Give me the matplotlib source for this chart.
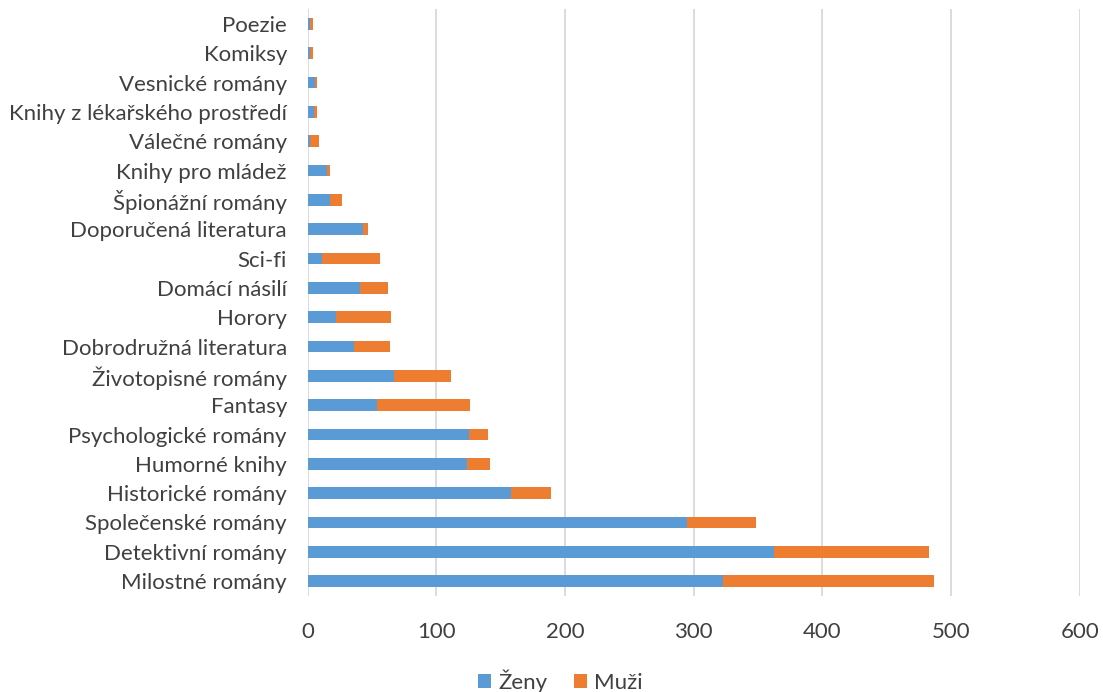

* * *

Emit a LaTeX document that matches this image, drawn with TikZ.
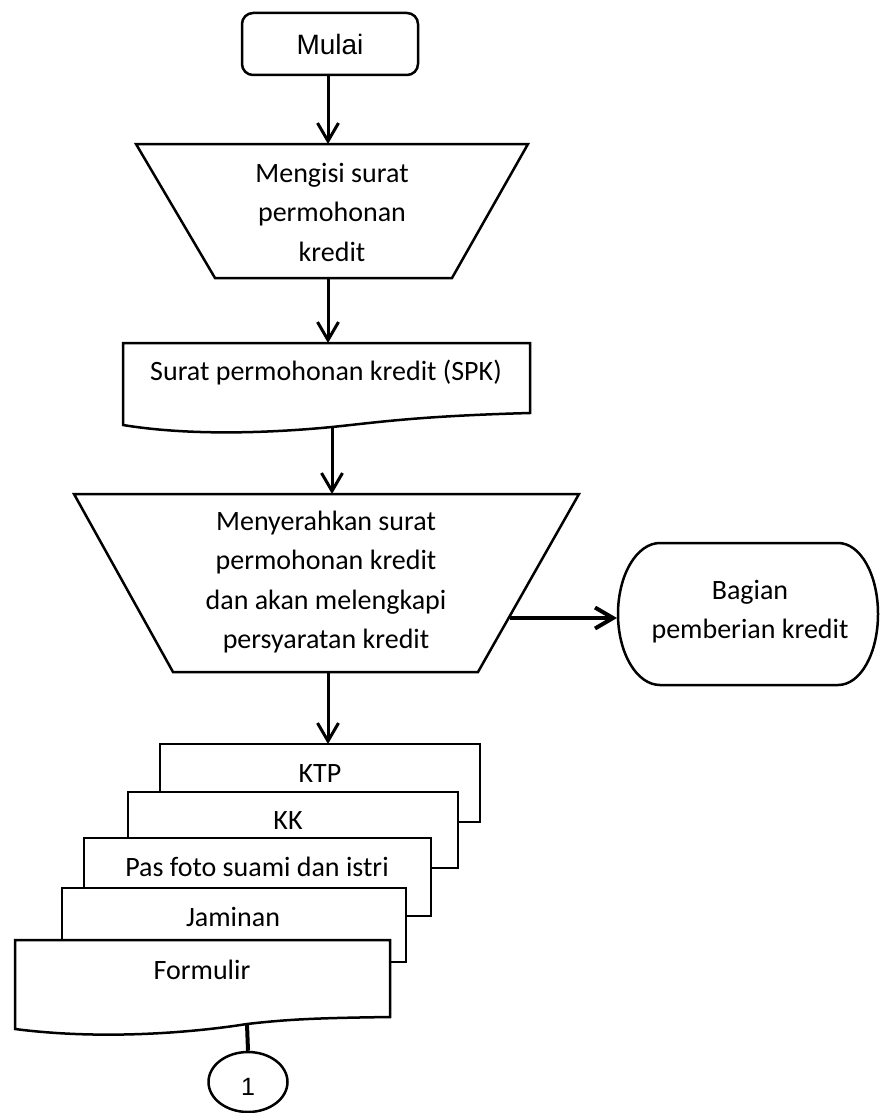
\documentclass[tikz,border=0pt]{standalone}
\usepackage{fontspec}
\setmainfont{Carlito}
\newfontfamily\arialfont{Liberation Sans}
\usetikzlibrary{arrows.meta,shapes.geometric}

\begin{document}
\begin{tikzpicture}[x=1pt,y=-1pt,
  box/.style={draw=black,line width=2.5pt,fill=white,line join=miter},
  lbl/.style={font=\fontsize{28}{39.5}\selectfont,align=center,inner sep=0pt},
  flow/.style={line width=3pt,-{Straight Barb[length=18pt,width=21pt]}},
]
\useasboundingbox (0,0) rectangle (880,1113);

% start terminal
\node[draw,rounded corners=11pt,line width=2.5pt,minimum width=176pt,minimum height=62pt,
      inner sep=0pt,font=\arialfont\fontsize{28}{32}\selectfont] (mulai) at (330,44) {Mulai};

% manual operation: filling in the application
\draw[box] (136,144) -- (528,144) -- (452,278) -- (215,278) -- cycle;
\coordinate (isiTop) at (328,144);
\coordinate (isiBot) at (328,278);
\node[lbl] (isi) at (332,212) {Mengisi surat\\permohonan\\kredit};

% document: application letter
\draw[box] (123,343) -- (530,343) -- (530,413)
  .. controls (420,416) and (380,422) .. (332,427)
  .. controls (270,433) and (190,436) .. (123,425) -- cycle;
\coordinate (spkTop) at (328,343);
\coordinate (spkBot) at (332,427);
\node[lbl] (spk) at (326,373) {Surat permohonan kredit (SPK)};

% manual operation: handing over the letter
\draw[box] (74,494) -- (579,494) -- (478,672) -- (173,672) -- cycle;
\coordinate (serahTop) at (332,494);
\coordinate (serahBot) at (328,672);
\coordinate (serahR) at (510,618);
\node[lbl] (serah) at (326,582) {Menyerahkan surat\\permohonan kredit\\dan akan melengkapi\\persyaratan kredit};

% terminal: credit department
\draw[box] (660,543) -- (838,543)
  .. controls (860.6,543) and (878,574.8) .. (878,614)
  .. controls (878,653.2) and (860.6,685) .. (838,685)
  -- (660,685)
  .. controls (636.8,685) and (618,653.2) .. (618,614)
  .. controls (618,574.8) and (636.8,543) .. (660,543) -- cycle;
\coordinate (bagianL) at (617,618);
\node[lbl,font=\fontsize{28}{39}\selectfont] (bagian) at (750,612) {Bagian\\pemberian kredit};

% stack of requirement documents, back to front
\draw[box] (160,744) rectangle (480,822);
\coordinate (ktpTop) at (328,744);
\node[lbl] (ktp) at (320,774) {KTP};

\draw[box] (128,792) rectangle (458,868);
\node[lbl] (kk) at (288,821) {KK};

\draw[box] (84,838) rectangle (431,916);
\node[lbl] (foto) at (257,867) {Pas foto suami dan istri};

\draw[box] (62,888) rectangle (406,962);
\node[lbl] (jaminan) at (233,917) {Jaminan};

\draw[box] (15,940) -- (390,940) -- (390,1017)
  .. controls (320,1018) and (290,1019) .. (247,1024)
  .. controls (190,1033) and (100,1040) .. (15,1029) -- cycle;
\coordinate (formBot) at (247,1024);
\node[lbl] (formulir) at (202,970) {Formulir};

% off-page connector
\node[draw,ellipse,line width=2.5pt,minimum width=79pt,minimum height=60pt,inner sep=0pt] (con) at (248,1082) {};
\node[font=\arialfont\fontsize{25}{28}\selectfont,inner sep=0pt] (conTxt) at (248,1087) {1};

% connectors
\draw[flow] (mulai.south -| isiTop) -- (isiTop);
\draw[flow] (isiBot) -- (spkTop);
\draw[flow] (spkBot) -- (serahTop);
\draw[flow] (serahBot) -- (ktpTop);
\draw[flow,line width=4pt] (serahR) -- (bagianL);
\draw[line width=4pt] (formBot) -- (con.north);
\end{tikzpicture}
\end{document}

GIVEN EXERCISE:
Using the data above, extract exactly the lines from the one containing "Emit a LaTeX" through the one containing "(serah) at (326,582)". Pictures are left out.

RESPONSE TO THIS EXERCISE:
Emit a LaTeX document that matches this image, drawn with TikZ.
\documentclass[tikz,border=0pt]{standalone}
\usepackage{fontspec}
\setmainfont{Carlito}
\newfontfamily\arialfont{Liberation Sans}
\usetikzlibrary{arrows.meta,shapes.geometric}

\begin{document}
\begin{tikzpicture}[x=1pt,y=-1pt,
  box/.style={draw=black,line width=2.5pt,fill=white,line join=miter},
  lbl/.style={font=\fontsize{28}{39.5}\selectfont,align=center,inner sep=0pt},
  flow/.style={line width=3pt,-{Straight Barb[length=18pt,width=21pt]}},
]
\useasboundingbox (0,0) rectangle (880,1113);

% start terminal
\node[draw,rounded corners=11pt,line width=2.5pt,minimum width=176pt,minimum height=62pt,
      inner sep=0pt,font=\arialfont\fontsize{28}{32}\selectfont] (mulai) at (330,44) {Mulai};

% manual operation: filling in the application
\draw[box] (136,144) -- (528,144) -- (452,278) -- (215,278) -- cycle;
\coordinate (isiTop) at (328,144);
\coordinate (isiBot) at (328,278);
\node[lbl] (isi) at (332,212) {Mengisi surat\\permohonan\\kredit};

% document: application letter
\draw[box] (123,343) -- (530,343) -- (530,413)
  .. controls (420,416) and (380,422) .. (332,427)
  .. controls (270,433) and (190,436) .. (123,425) -- cycle;
\coordinate (spkTop) at (328,343);
\coordinate (spkBot) at (332,427);
\node[lbl] (spk) at (326,373) {Surat permohonan kredit (SPK)};

% manual operation: handing over the letter
\draw[box] (74,494) -- (579,494) -- (478,672) -- (173,672) -- cycle;
\coordinate (serahTop) at (332,494);
\coordinate (serahBot) at (328,672);
\coordinate (serahR) at (510,618);
\node[lbl] (serah) at (326,582) {Menyerahkan surat\\permohonan kredit\\dan akan melengkapi\\persyaratan kredit};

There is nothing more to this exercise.